EXERCISE GOAL
Retype nothing but the lines from the start of the material up to and including the line with "p1_green_a = [50.1, 49.9, 49.7, 49.6, 50.0, 49.85]". Pictures don't belong in the copy.
-- begin --
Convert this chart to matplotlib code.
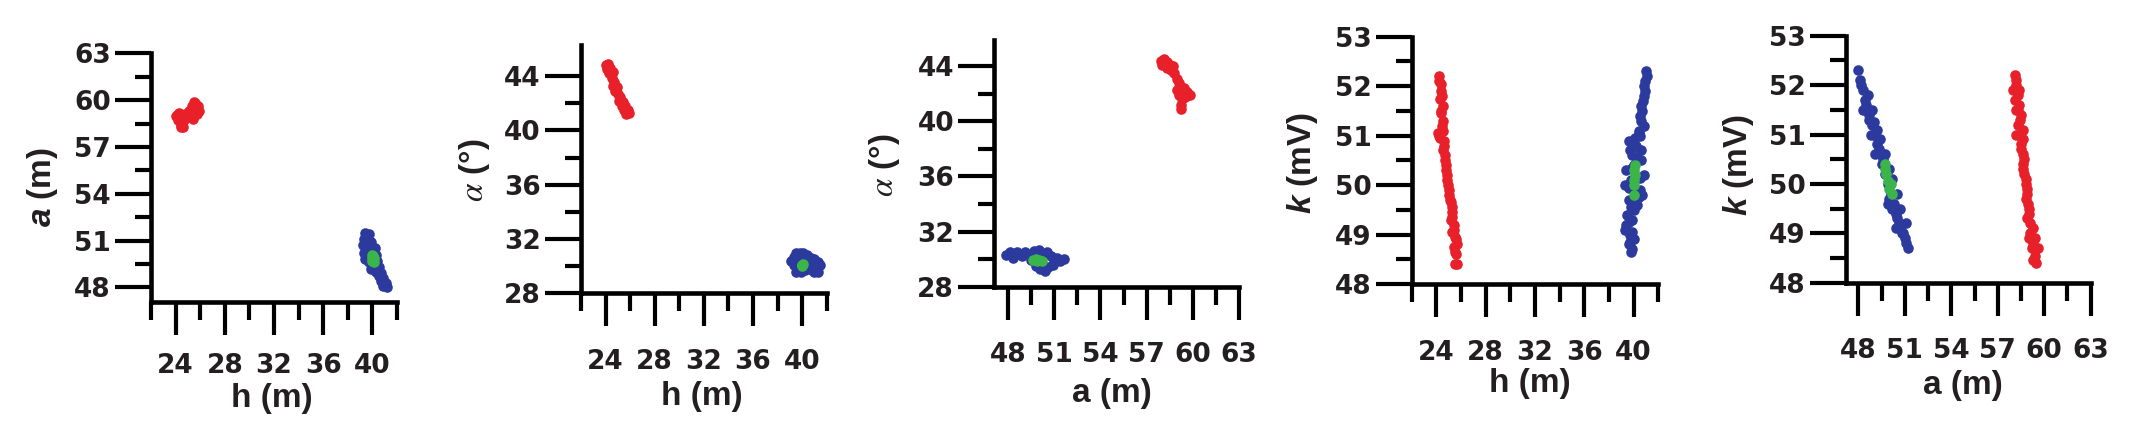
import matplotlib
matplotlib.use("Agg")
import matplotlib.pyplot as plt

RED = "#e8202a"
BLUE = "#2b3a9c"
GREEN = "#3bb54a"

# ---- panel 1: h (m) vs a (m)
p1_red_h = [24.0, 24.2, 24.3, 24.4, 24.5, 24.6, 24.7, 24.8, 24.4, 24.2,
            25.1, 25.2, 25.3, 25.4, 25.5, 25.6, 25.7, 25.8, 25.9, 25.4, 25.1, 25.6]
p1_red_a = [59.0, 58.7, 59.2, 58.4, 58.9, 58.3, 58.7, 59.1, 58.25, 59.1,
            59.3, 58.9, 59.6, 59.2, 59.9, 59.5, 59.1, 59.6, 59.3, 58.8, 59.0, 59.8]
p1_blue_h = [39.4, 39.7, 39.3, 39.6, 39.9, 39.2, 39.5, 39.8, 40.2, 39.3, 39.6, 40.3, 39.4, 40.4,
             39.7, 40.1, 40.5, 39.9, 40.3, 40.7, 40.5, 40.9, 40.7, 41.1, 40.9, 41.2, 40.1]
p1_blue_a = [51.5, 51.4, 51.1, 51.0, 50.9, 50.7, 50.5, 50.6, 50.5, 50.2, 50.0, 50.1, 49.8, 49.7,
             49.6, 49.4, 49.3, 49.2, 49.0, 48.9, 48.7, 48.6, 48.4, 48.3, 48.1, 48.0, 49.9]
p1_green_h = [40.0, 40.1, 40.0, 40.15, 40.05, 39.95]
p1_green_a = [50.1, 49.9, 49.7, 49.6, 50.0, 49.85]

# ---- panel 2: h (m) vs alpha (deg)
p2_red_h = [24.0, 24.2, 24.1, 24.4, 24.3, 24.6, 24.5, 24.7, 24.6, 24.9, 24.8,
            25.0, 25.2, 25.1, 25.4, 25.3, 25.6, 25.5, 25.8, 25.7, 25.9]
p2_red_al = [44.8, 44.9, 44.5, 44.6, 44.2, 44.3, 43.9, 43.6, 43.3, 43.2, 42.9,
             42.7, 42.5, 42.2, 42.1, 41.8, 41.8, 41.5, 41.5, 41.2, 41.3]
p2_blue_h = [39.1, 39.3, 39.5, 39.8, 40.1, 40.4, 40.7, 41.0, 41.3, 41.45, 39.3,
             39.6, 39.9, 40.2, 40.5, 40.8, 41.0, 41.3, 39.7, 40.3, 40.8, 39.5]
p2_blue_al = [30.4, 30.7, 30.95, 31.0, 30.95, 30.8, 30.6, 30.5, 30.3, 30.1, 30.1,
              29.8, 29.6, 29.7, 29.9, 29.7, 29.55, 29.6, 30.4, 30.3, 30.2, 29.6]
p2_green_h = [40.0, 39.95, 40.05, 40.0]
p2_green_al = [30.1, 30.0, 30.15, 30.05]

# ---- panel 3: a (m) vs alpha (deg)
p3_red_a = [57.9, 58.1, 58.3, 58.5, 58.7, 58.0, 58.3, 58.6, 58.8, 59.0, 59.1,
            59.2, 59.0, 59.4, 59.6, 59.8, 59.5, 59.1, 59.3, 59.2, 59.25]
p3_red_al = [44.4, 44.5, 44.3, 44.1, 44.0, 44.1, 43.9, 43.7, 43.5, 43.1, 42.8,
             42.5, 42.3, 42.4, 42.1, 41.9, 41.8, 41.9, 41.6, 41.2, 40.9]
p3_blue_a = [47.85, 48.1, 48.3, 48.6, 48.9, 49.1, 49.4, 49.5, 49.7, 50.0, 50.2, 49.8,
             50.1, 50.4, 50.6, 50.5, 50.8, 51.0, 51.2, 51.4, 51.6, 48.4, 50.9]
p3_blue_al = [30.3, 30.5, 30.1, 30.5, 30.2, 30.55, 30.3, 29.95, 30.6, 30.65, 30.4, 29.5,
              29.3, 29.15, 29.45, 30.5, 30.2, 29.8, 30.1, 29.9, 30.0, 30.4, 29.6]
p3_green_a = [49.6, 49.8, 50.0, 50.2, 49.9]
p3_green_al = [29.95, 30.0, 29.95, 29.9, 29.9]

# ---- panel 4: h (m) vs k (mV)
p4_red_h = [24.2, 24.35, 24.4, 24.3, 24.5, 24.4, 24.5, 24.1, 24.3, 24.55, 24.6, 24.7, 24.75, 24.85,
            24.95, 25.05, 25.2, 25.3, 25.15, 25.4, 25.3, 25.5, 25.7, 25.4, 25.6, 25.5, 25.7,
            24.25, 24.45, 24.35, 24.45, 24.2, 24.65, 24.55, 24.7, 24.8, 24.9, 25.0, 25.1,
            25.25, 25.3, 25.45, 25.6, 25.5]
p4_red_k = [52.2, 52.05, 51.9, 51.75, 51.6, 51.45, 51.3, 51.05, 50.95, 51.1, 50.8, 50.6, 50.4, 50.2,
            50.0, 49.8, 49.65, 49.45, 49.3, 49.2, 49.05, 48.95, 48.8, 48.75, 48.6, 48.4, 48.4,
            52.1, 51.8, 51.5, 51.2, 51.0, 50.9, 50.7, 50.5, 50.3, 50.1, 49.9, 49.7,
            49.55, 49.35, 49.1, 48.9, 48.65]
p4_blue_h = [41.0, 40.95, 40.9, 40.75, 40.7, 40.6, 40.4, 40.55, 39.6, 40.2, 39.9, 40.6, 39.4, 40.8,
             39.3, 40.5, 39.6, 40.3, 39.5, 39.9, 39.3, 39.7, 39.6, 39.8, 40.6, 40.8, 40.6, 40.0,
             39.8, 40.7, 40.0, 39.4, 40.0,
             41.05, 40.85, 40.8, 40.55, 40.45, 40.1, 39.7, 40.3, 39.9, 40.5, 39.6, 40.4, 39.8,
             39.65, 39.85, 39.7, 39.9]
p4_blue_k = [52.3, 52.1, 51.9, 51.7, 51.5, 51.3, 51.1, 51.0, 50.9, 50.8, 50.6, 50.5, 50.3, 50.2,
             50.0, 49.9, 49.7, 49.6, 49.4, 49.3, 49.1, 49.0, 48.8, 48.65, 51.6, 51.2, 50.7, 50.4,
             50.1, 49.8, 49.5, 49.2, 48.9,
             52.2, 52.0, 51.8, 51.4, 51.05, 50.95, 50.7, 50.55, 50.35, 50.15, 49.95, 49.75, 49.55,
             49.25, 49.05, 48.85, 48.7]
p4_green_h = [40.0, 40.05, 40.1, 40.1, 40.0, 40.05]
p4_green_k = [49.8, 50.0, 50.2, 50.4, 50.1, 50.3]

# ---- panel 5: a (m) vs k (mV)
p5_red_a = [58.1, 58.2, 58.0, 58.3, 58.4, 58.2, 58.5, 58.3, 58.6, 58.2, 58.6, 58.5, 58.7, 58.6,
            58.8, 58.9, 58.8, 59.0, 58.9, 59.1, 59.3, 59.0, 59.4, 59.2, 59.6, 59.3, 59.5,
            58.15, 58.1, 58.4, 58.3, 58.45, 58.4, 58.5, 58.6, 58.65, 58.7, 58.8, 58.9, 58.95,
            59.0, 59.1, 59.3, 59.4]
p5_red_k = [52.2, 52.0, 51.9, 51.8, 51.6, 51.5, 51.4, 51.2, 51.1, 51.0, 50.9, 50.7, 50.5, 50.3,
            50.1, 49.9, 49.7, 49.5, 49.3, 49.2, 49.1, 48.9, 48.9, 48.7, 48.7, 48.45, 48.4,
            52.1, 51.7, 51.9, 51.5, 51.3, 51.0, 50.8, 50.6, 50.4, 50.2, 50.0, 49.8, 49.6,
            49.4, 49.0, 48.8, 48.55]
p5_blue_a = [48.0, 48.1, 48.3, 48.4, 48.6, 48.7, 48.9, 49.0, 49.2, 49.4, 49.5, 49.7, 49.9, 50.1,
             50.3, 50.4, 50.6, 50.8, 51.0, 51.2, 51.1, 48.6, 48.9, 49.2, 49.4, 49.7, 50.0,
             50.2, 50.5, 50.7, 48.3, 48.8, 49.1, 49.9, 50.4,
             48.2, 48.5, 48.7, 49.0, 49.3, 49.6, 49.8, 50.0, 50.2, 50.5, 50.7, 50.9, 51.1]
p5_blue_k = [52.3, 52.1, 51.9, 51.7, 51.5, 51.3, 51.2, 51.0, 50.8, 50.6, 50.4, 50.2, 50.0, 49.8,
             49.6, 49.4, 49.2, 49.0, 48.9, 48.7, 49.2, 51.8, 51.5, 51.1, 50.9, 50.6, 50.3,
             50.1, 49.8, 49.5, 51.5, 51.0, 50.6, 49.6, 49.1,
             52.0, 51.6, 51.4, 51.25, 50.7, 50.5, 50.3, 49.7, 49.5, 49.3, 49.1, 49.0, 48.8]
p5_green_a = [49.7, 49.8, 49.9, 50.0, 50.2, 49.75, 50.1]
p5_green_k = [50.4, 50.2, 50.05, 49.9, 49.8, 50.3, 50.0]

# ticks
h_major = [24, 28, 32, 36, 40]
h_minor = [22, 26, 30, 34, 38, 42]
a_major = [48, 51, 54, 57, 60, 63]
a_minor = [49.5, 52.5, 55.5, 58.5, 61.5]
al_major = [28, 32, 36, 40, 44]
al_minor = [30, 34, 38, 42]
k_major = [48, 49, 50, 51, 52, 53]
k_minor = [48.5, 49.5, 50.5, 51.5, 52.5]

h_lim = (22, 42)
a_lim = (47.1, 63)
al_lim = (28, 46.3)
k_lim = (48, 53)

plt.rcParams["font.family"] = "DejaVu Sans"
plt.rcParams["mathtext.fontset"] = "custom"
plt.rcParams["mathtext.rm"] = "Liberation Sans"
plt.rcParams["mathtext.bfit"] = "Liberation Sans:italic:bold"

W, H = 2150, 423
fig = plt.figure(figsize=(W / 100, H / 100), dpi=100)
INK = "#231f20"


def make_axes(left, top, right, bottom):
    return fig.add_axes([left / W, 1 - bottom / H, (right - left) / W, (bottom - top) / H])


def style(ax, xlim, ylim, xmaj, xmin, ymaj, ymin, xpad):
    ax.set_xlim(*xlim)
    ax.set_ylim(*ylim)
    ax.set_xticks(xmaj)
    ax.set_xticks(xmin, minor=True)
    ax.set_yticks(ymaj)
    ax.set_yticks(ymin, minor=True)
    ax.set_xticklabels([f"{v:g}" for v in xmaj])
    ax.set_yticklabels([f"{v:g}" for v in ymaj])
    for s in ("top", "right"):
        ax.spines[s].set_visible(False)
    for s in ("left", "bottom"):
        ax.spines[s].set_linewidth(3.3)
        ax.spines[s].set_color("black")
    ax.tick_params(axis="x", which="major", direction="out", length=24, width=3.0,
                   pad=xpad, labelsize=19)
    ax.tick_params(axis="x", which="minor", direction="out", length=13, width=3.0)
    ax.tick_params(axis="y", which="major", direction="out", length=26, width=3.0,
                   pad=3, labelsize=19)
    ax.tick_params(axis="y", which="minor", direction="out", length=11.5, width=3.0)
    for lab in ax.get_xticklabels() + ax.get_yticklabels():
        lab.set_fontweight("bold")
        lab.set_color(INK)
    ax.patch.set_alpha(0)


def dots(ax, x, y, c):
    ax.scatter(x, y, s=58, c=c, linewidths=0, clip_on=False, zorder=3)


def label(x, y, text, rot=0, mfont="custom", size=24):
    fig.text(x / W, 1 - y / H, text, rotation=rot, ha="center", va="center",
             fontsize=size, fontweight="bold", color=INK, family="Liberation Sans",
             math_fontfamily=mfont)


# panel 1
ax1 = make_axes(151, 53.3, 397, 302)
style(ax1, h_lim, (47.06, 63), h_major, h_minor, a_major, a_minor, 13)
dots(ax1, p1_red_h, p1_red_a, RED)
dots(ax1, p1_blue_h, p1_blue_a, BLUE)
dots(ax1, p1_green_h, p1_green_a, GREEN)
label(42, 187, r"$\mathbfit{a}$ (m)", rot=90)
label(272, 398, "h (m)")

# panel 2
ax2 = make_axes(581, 45, 826.7, 293.3)
style(ax2, h_lim, al_lim, h_major, h_minor, al_major, al_minor, 16)
dots(ax2, p2_red_h, p2_red_al, RED)
dots(ax2, p2_blue_h, p2_blue_al, BLUE)
dots(ax2, p2_green_h, p2_green_al, GREEN)
label(474, 170, r"$\alpha$ (°)", rot=90, mfont="stix", size=24)
label(702, 396, "h (m)")

# panel 3
ax3 = make_axes(994.3, 40, 1239, 286.7)
style(ax3, a_lim, (28, 45.9), a_major, a_minor, al_major, al_minor, 16)
dots(ax3, p3_red_a, p3_red_al, RED)
dots(ax3, p3_blue_a, p3_blue_al, BLUE)
dots(ax3, p3_green_a, p3_green_al, GREEN)
label(885, 165, r"$\alpha$ (°)", rot=90, mfont="stix", size=24)
label(1112, 393, "a (m)")

# panel 4
ax4 = make_axes(1411.7, 36.7, 1658.3, 284)
style(ax4, h_lim, k_lim, h_major, h_minor, k_major, k_minor, 16)
dots(ax4, p4_red_h, p4_red_k, RED)
dots(ax4, p4_blue_h, p4_blue_k, BLUE)
dots(ax4, p4_green_h, p4_green_k, GREEN)
label(1303, 163, r"$\mathbfit{k}$ (mV)", rot=90)
label(1530, 383, "h (m)")

# panel 5
ax5 = make_axes(1846, 35.7, 2090.7, 282.7)
style(ax5, (47.2, 63), k_lim, a_major, a_minor, k_major, k_minor, 16)
dots(ax5, p5_red_a, p5_red_k, RED)
dots(ax5, p5_blue_a, p5_blue_k, BLUE)
dots(ax5, p5_green_a, p5_green_k, GREEN)
label(1739, 165, r"$\mathbfit{k}$ (mV)", rot=90)
label(1963, 385, "a (m)")

fig.savefig("out.png", dpi=100)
-- end --
CORRECT ANSWER
Convert this chart to matplotlib code.
import matplotlib
matplotlib.use("Agg")
import matplotlib.pyplot as plt

RED = "#e8202a"
BLUE = "#2b3a9c"
GREEN = "#3bb54a"

# ---- panel 1: h (m) vs a (m)
p1_red_h = [24.0, 24.2, 24.3, 24.4, 24.5, 24.6, 24.7, 24.8, 24.4, 24.2,
            25.1, 25.2, 25.3, 25.4, 25.5, 25.6, 25.7, 25.8, 25.9, 25.4, 25.1, 25.6]
p1_red_a = [59.0, 58.7, 59.2, 58.4, 58.9, 58.3, 58.7, 59.1, 58.25, 59.1,
            59.3, 58.9, 59.6, 59.2, 59.9, 59.5, 59.1, 59.6, 59.3, 58.8, 59.0, 59.8]
p1_blue_h = [39.4, 39.7, 39.3, 39.6, 39.9, 39.2, 39.5, 39.8, 40.2, 39.3, 39.6, 40.3, 39.4, 40.4,
             39.7, 40.1, 40.5, 39.9, 40.3, 40.7, 40.5, 40.9, 40.7, 41.1, 40.9, 41.2, 40.1]
p1_blue_a = [51.5, 51.4, 51.1, 51.0, 50.9, 50.7, 50.5, 50.6, 50.5, 50.2, 50.0, 50.1, 49.8, 49.7,
             49.6, 49.4, 49.3, 49.2, 49.0, 48.9, 48.7, 48.6, 48.4, 48.3, 48.1, 48.0, 49.9]
p1_green_h = [40.0, 40.1, 40.0, 40.15, 40.05, 39.95]
p1_green_a = [50.1, 49.9, 49.7, 49.6, 50.0, 49.85]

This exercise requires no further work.